CNET también está disponible en español.

Ir a español

Don't show this again


'Graphene foam' sensor sniffs out bombs

This porous material is far more sensitive than the current sensors used by bomb squads to identify gases from nitrogen-based explosives. It also detects leaks of dangerous industrial gases.

Nikhil Koratkar/RPI

A mesh of one-atom-thick graphene foam could become man's best friend in sniffing out explosives.

The Rensselaer Polytechnic Institute announced last week the creation of a graphene material that is 10 times more sensitive when detecting gases than current sensors used by bomb squads. It's also robust and can be made cheaply, according to its inventors.

Using the material to sense ammonia and nitrogen dioxide gases given off by explosive devices could lead to more sensitive and long-lasting tools for bomb detection. It can also be modified for industrial and medical uses in which sensors detect leaks of harmful gases, according to Troy, N.Y.-based RPI.

The scientific advance in the research is the ability to engineer graphene with a complex structure that can be produced as a continuous sheet. That means the nanomaterial has the desired high surface area but can be produced without having to laboriously connect one patch of foam to another, explained RPI engineering professor Nikhil Koratkar who co-authored a paper on the material in Nature.

"In a sense, we have overcome the Achilles' heel of nanotechnology for chemical sensing," he said in a statement. "A single nanostructure works great, but doesn't mean much when applied in a real world device in the real world. When you try to scale it up to macroscale proportions, the interfaces defeat what you're trying to accomplish, as the nanostructures properties are dominated by interfaces."

Nikhil Koratkar/RPI

Graphene is the name used for a sheet of carbon atoms that is one atom thick. To make a three-dimensional, chicken wire-like sheet of graphene, Koratkar and his collaborators at the Chinese Academy of Sciences grew a layer of graphene on a structure of nickel foam in a furnace. The nickel layer was then stripped away, leaving the foam-like graphene sheet about the size of a postage stamp.

The material works as a gas sensor because nitrogen dioxide and ammonia cause a chemical change on the graphene strands of the foam. By measuring the change in electrical resistance, an instrument would be able to accurately measure gas levels, Koratkar said.

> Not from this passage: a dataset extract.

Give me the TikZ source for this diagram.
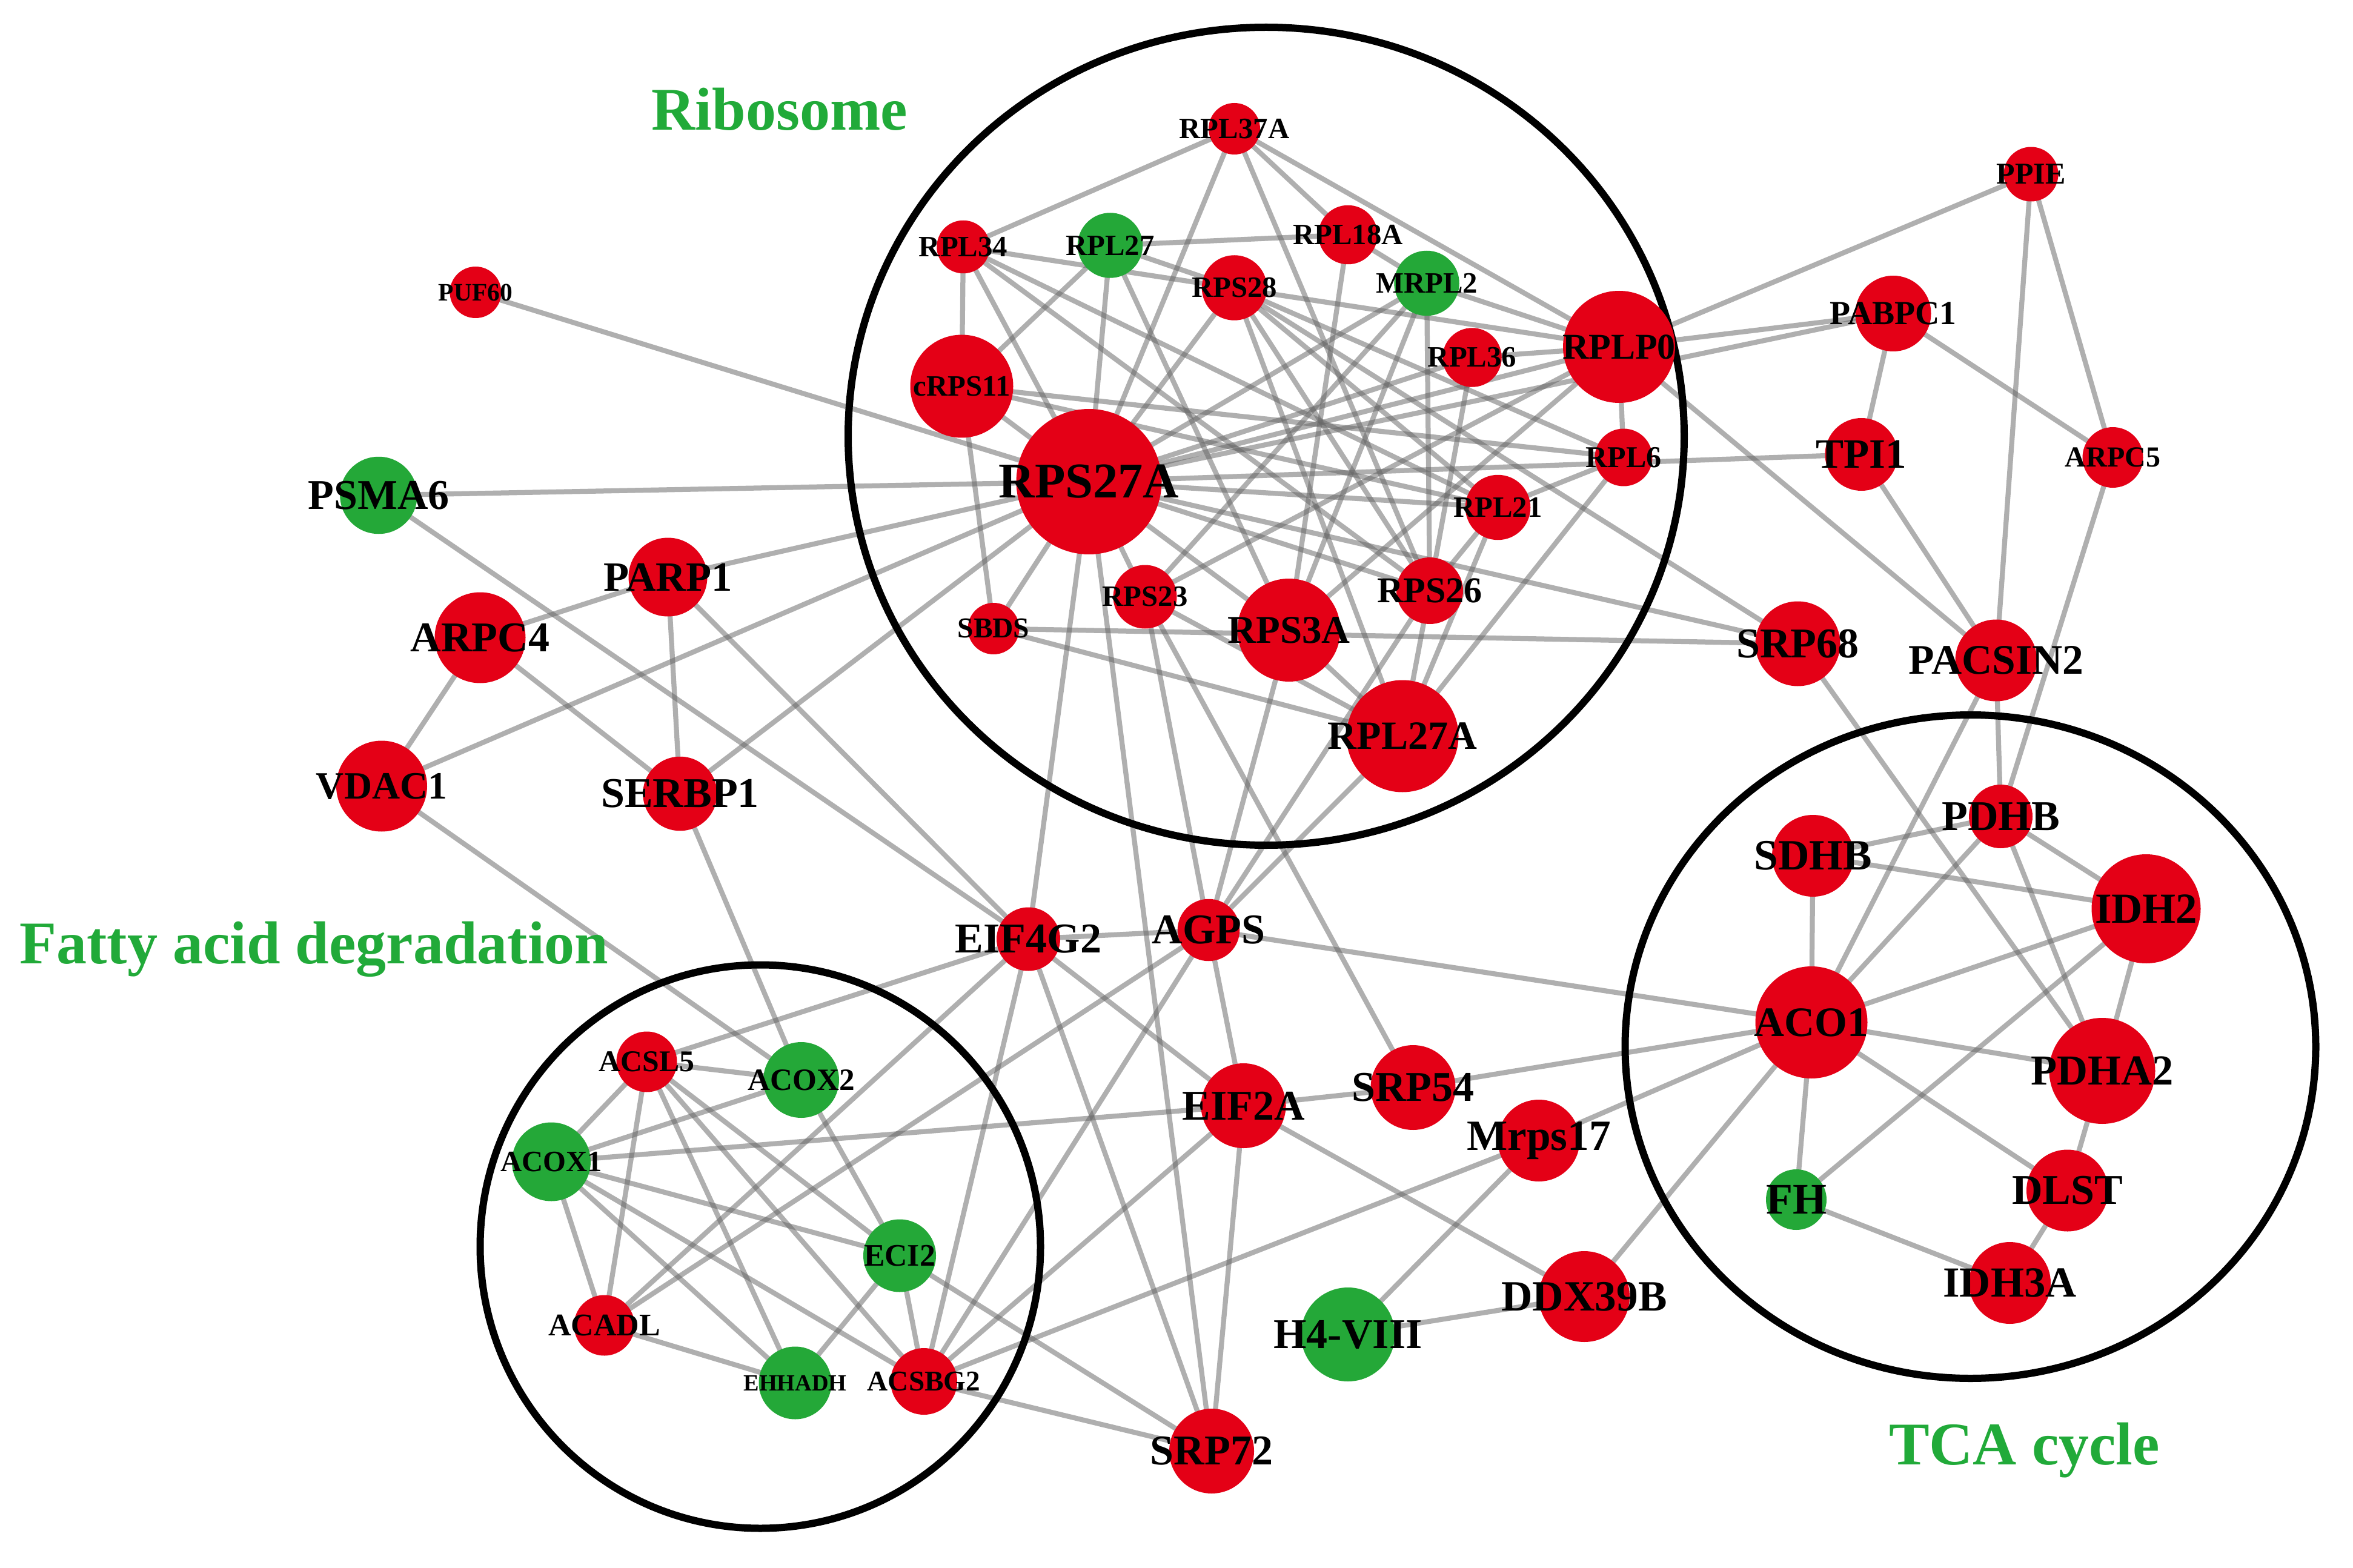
\documentclass[tikz,border=0pt]{standalone}
\usepackage{fontspec}
\setmainfont{Liberation Serif}
\usetikzlibrary{backgrounds}
\definecolor{nred}{RGB}{228,0,22}
\definecolor{ngreen}{RGB}{36,168,56}
\definecolor{tgreen}{RGB}{33,170,57}
\tikzset{
  edge/.style={draw=black!60, opacity=0.52, line width=3.3pt},
  ring/.style={draw=black, line width=4.8pt},
  gtitle/.style={text=tgreen, font=\bfseries\fontsize{40}{40}\selectfont, inner sep=0pt},
}
\newcommand{\gnode}[7]{%
  \node[circle, fill=#7, minimum size=#4*2pt, inner sep=0pt] (#1) at (#2,#3) {};
  \node[font=\bfseries\fontsize{#5}{#5}\selectfont, inner sep=0pt, text=black] (#1-l) at (#2,#3) {#6};
}
\begin{document}
\begin{tikzpicture}[x=1pt,y=-1pt]
\useasboundingbox (0,0) rectangle (1553.6,1035.2);
% rings
\draw[ring] (836,288) ellipse [x radius=276, y radius=270];
\draw[ring] (502,823) ellipse [x radius=185, y radius=186];
\draw[ring] (1301,691) ellipse [x radius=228, y radius=219];
% titles
\node[gtitle, anchor=base west] (t-ribo) at (430,86) {Ribosome};
\node[gtitle, anchor=base east] (t-fatty) at (402,636) {Fatty acid degradation};
\node[gtitle, anchor=base west] (t-tca) at (1247,967) {TCA cycle};
% ribosome nodes
\gnode{RPL37A}{815}{85}{17}{19.5}{RPL37A}{nred}
\gnode{RPL34}{636}{163}{17.5}{19.5}{RPL34}{nred}
\gnode{RPL27}{733}{162}{21.5}{19.5}{RPL27}{ngreen}
\gnode{RPL18A}{890}{155}{19.5}{19.5}{RPL18A}{nred}
\gnode{RPS28}{815}{190}{21.5}{19.5}{RPS28}{nred}
\gnode{MRPL2}{942}{187}{21.5}{19.5}{MRPL2}{ngreen}
\gnode{cRPS11}{635}{255}{34}{19.5}{cRPS11}{nred}
\gnode{RPL36}{972}{236}{19.5}{19.5}{RPL36}{nred}
\gnode{RPLP0}{1069}{229}{37}{24}{RPLP0}{nred}
\gnode{RPS27A}{719}{318}{48}{33}{RPS27A}{nred}
\gnode{RPL6}{1072}{302}{19}{20}{RPL6}{nred}
\gnode{RPL21}{989}{335}{21.5}{19.5}{RPL21}{nred}
\gnode{RPS23}{756}{394}{21}{19.5}{RPS23}{nred}
\gnode{SBDS}{656}{415}{17}{19}{SBDS}{nred}
\gnode{RPS3A}{851}{416}{34}{26}{RPS3A}{nred}
\gnode{RPS26}{944}{390}{22}{24}{RPS26}{nred}
\gnode{RPL27A}{926}{486}{37}{26.5}{RPL27A}{nred}
% left / middle nodes
\gnode{PUF60}{314}{193}{17}{16.6}{PUF60}{nred}
\gnode{PSMA6}{250}{327}{25.5}{28}{PSMA6}{ngreen}
\gnode{PARP1}{441}{381}{26}{27.5}{PARP1}{nred}
\gnode{ARPC4}{317}{421}{30}{28}{ARPC4}{nred}
\gnode{VDAC1}{252}{519}{30}{25.5}{VDAC1}{nred}
\gnode{SERBP1}{449}{524}{24.5}{28}{SERBP1}{nred}
\gnode{EIF4G2}{679}{620}{21}{28}{EIF4G2}{nred}
\gnode{AGPS}{798}{614}{20.5}{28}{AGPS}{nred}
\gnode{EIF2A}{821}{730}{28}{28}{EIF2A}{nred}
\gnode{SRP54}{933}{718}{28}{28}{SRP54}{nred}
\gnode{Mrps17}{1016}{753}{27}{28.5}{Mrps17}{nred}
\gnode{H4}{890}{881}{31}{28}{H4-VIII}{ngreen}
\gnode{DDX39B}{1046}{856}{30}{28.5}{DDX39B}{nred}
\gnode{SRP72}{800}{958}{28}{28}{SRP72}{nred}
% right nodes
\gnode{PPIE}{1341}{115}{18}{20}{PPIE}{nred}
\gnode{PABPC1}{1250}{207}{25}{22.3}{PABPC1}{nred}
\gnode{TPI1}{1229}{300}{24}{27.6}{TPI1}{nred}
\gnode{ARPC5}{1395}{302}{20}{19.2}{ARPC5}{nred}
\gnode{SRP68}{1187}{425}{28}{28}{SRP68}{nred}
\gnode{PACSIN2}{1318}{436}{27}{27.8}{PACSIN2}{nred}
% fatty acid nodes
\gnode{ACSL5}{427}{701}{20}{19.9}{ACSL5}{nred}
\gnode{ACOX2}{529}{713}{25}{20.5}{ACOX2}{ngreen}
\gnode{ACOX1}{364}{767}{26}{19.5}{ACOX1}{ngreen}
\gnode{ECI2}{594}{829}{24}{20.7}{ECI2}{ngreen}
\gnode{ACADL}{399}{875}{20}{20.8}{ACADL}{nred}
\gnode{EHHADH}{525}{913}{24}{15.3}{EHHADH}{ngreen}
\gnode{ACSBG2}{610}{912}{22}{18.9}{ACSBG2}{nred}
% TCA nodes
\gnode{PDHB}{1321}{539}{21}{28}{PDHB}{nred}
\gnode{SDHB}{1197}{565}{27}{28.5}{SDHB}{nred}
\gnode{IDH2}{1417}{600}{36}{28.3}{IDH2}{nred}
\gnode{ACO1}{1196}{675}{37}{27.7}{ACO1}{nred}
\gnode{PDHA2}{1388}{707}{35}{28.2}{PDHA2}{nred}
\gnode{DLST}{1365}{786}{27}{28}{DLST}{nred}
\gnode{FH}{1186}{792}{20}{28.8}{FH}{ngreen}
\gnode{IDH3A}{1327}{847}{27}{28.3}{IDH3A}{nred}
% edges
\begin{pgfonlayer}{background}
\fill[white] (0,0) rectangle (1553.6,1035.2);
\foreach \a/\b in {
 PUF60/RPS27A, PSMA6/RPS27A, PSMA6/EIF4G2, PARP1/RPS27A, ARPC4/PARP1, ARPC4/VDAC1,
 ARPC4/SERBP1, VDAC1/RPS27A, VDAC1/ACOX2, PARP1/SERBP1, PARP1/EIF4G2, SERBP1/RPS27A,
 SERBP1/ACOX2, EIF4G2/RPS27A, EIF4G2/AGPS, EIF4G2/ACSL5, EIF4G2/ACADL, EIF4G2/ACSBG2,
 EIF4G2/EIF2A, EIF4G2/SRP72, AGPS/ACO1, AGPS/EIF2A, AGPS/ACADL, AGPS/ACSBG2, AGPS/RPS23,
 AGPS/RPS3A, AGPS/RPS26, AGPS/RPL27A, EIF2A/SRP54, EIF2A/DDX39B, EIF2A/SRP72, EIF2A/ACOX1,
 EIF2A/ACSBG2, SRP54/ACO1, SRP54/RPS23, Mrps17/ACO1, Mrps17/ACSBG2, Mrps17/H4, DDX39B/ACO1,
 H4/DDX39B, SRP72/RPS27A, SRP72/ACSBG2, SRP72/ECI2,
 ACSL5/ACOX2, ACSL5/ACOX1, ACSL5/ACADL, ACSL5/EHHADH, ACSL5/ACSBG2, ACSL5/ECI2,
 ACOX1/ACOX2, ACOX1/ACADL, ACOX1/ECI2, ACOX1/EHHADH, ACOX1/ACSBG2, ACOX2/ECI2,
 ACADL/EHHADH, EHHADH/ECI2, ECI2/ACSBG2,
 PPIE/RPLP0, PPIE/PACSIN2, PPIE/ARPC5, PABPC1/RPLP0, PABPC1/RPS27A, PABPC1/TPI1,
 PABPC1/ARPC5, RPLP0/PACSIN2, RPS27A/TPI1, TPI1/PACSIN2, ARPC5/PDHB, PACSIN2/PDHB,
 PACSIN2/ACO1, SRP68/PDHA2, RPS27A/SRP68, SBDS/SRP68, RPS28/SRP68,
 PDHB/SDHB, PDHB/IDH2, PDHB/ACO1, PDHB/PDHA2, SDHB/IDH2, SDHB/ACO1, ACO1/IDH2,
 ACO1/PDHA2, ACO1/DLST, ACO1/FH, FH/IDH2, FH/IDH3A, IDH2/PDHA2, PDHA2/DLST, DLST/IDH3A,
 RPL37A/RPL34, RPL37A/RPS27A, RPL37A/RPL18A, RPL37A/RPS26, RPL37A/RPLP0,
 RPL34/cRPS11, RPL34/RPS27A, RPL34/RPLP0, RPL34/RPS26, RPL34/RPL21,
 RPL27/RPL18A, RPL27/RPS28, RPL27/cRPS11, RPL27/RPS27A, RPL27/RPS3A,
 RPS28/RPS27A, RPS28/RPS26, RPS28/RPL21, RPS28/RPL27A, RPS28/RPL6,
 MRPL2/RPL18A, MRPL2/RPLP0, MRPL2/RPS26, MRPL2/RPS27A, MRPL2/RPS3A, MRPL2/RPS23,
 RPL18A/RPS3A, cRPS11/RPS27A, cRPS11/SBDS, cRPS11/RPL6, cRPS11/RPL21, RPL36/RPLP0,
 RPL36/RPS27A, RPL36/RPS26, RPLP0/RPL6, RPLP0/RPS27A, RPLP0/RPS23, RPLP0/RPS3A,
 RPL6/RPL21, RPL6/RPL27A, RPL21/RPS27A, RPL21/RPS26, RPL21/RPL27A, RPS26/RPS27A,
 RPS26/RPL27A, RPS3A/RPS27A, RPS3A/RPL27A, RPS23/RPS27A, RPS23/RPL27A, SBDS/RPS27A,
 SBDS/RPL27A}
 \draw[edge] (\a.center) -- (\b.center);
\end{pgfonlayer}
\end{tikzpicture}
\end{document}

In proof of concept tests, the foam structure of few layers of graphene sheets was able to detect much lower levels of gas traces and was able to operate at room temperature, rather than the high temperatures required by some sensors, RPI said.

The material should be rugged enough to be placed inside a detection devices and be "cleaned" by passing a current through it, which will cause the gas particles to heat up and detach from the structure. In the Nature paper, the authors said the material can be as durable and made at about the same costs as current sensors.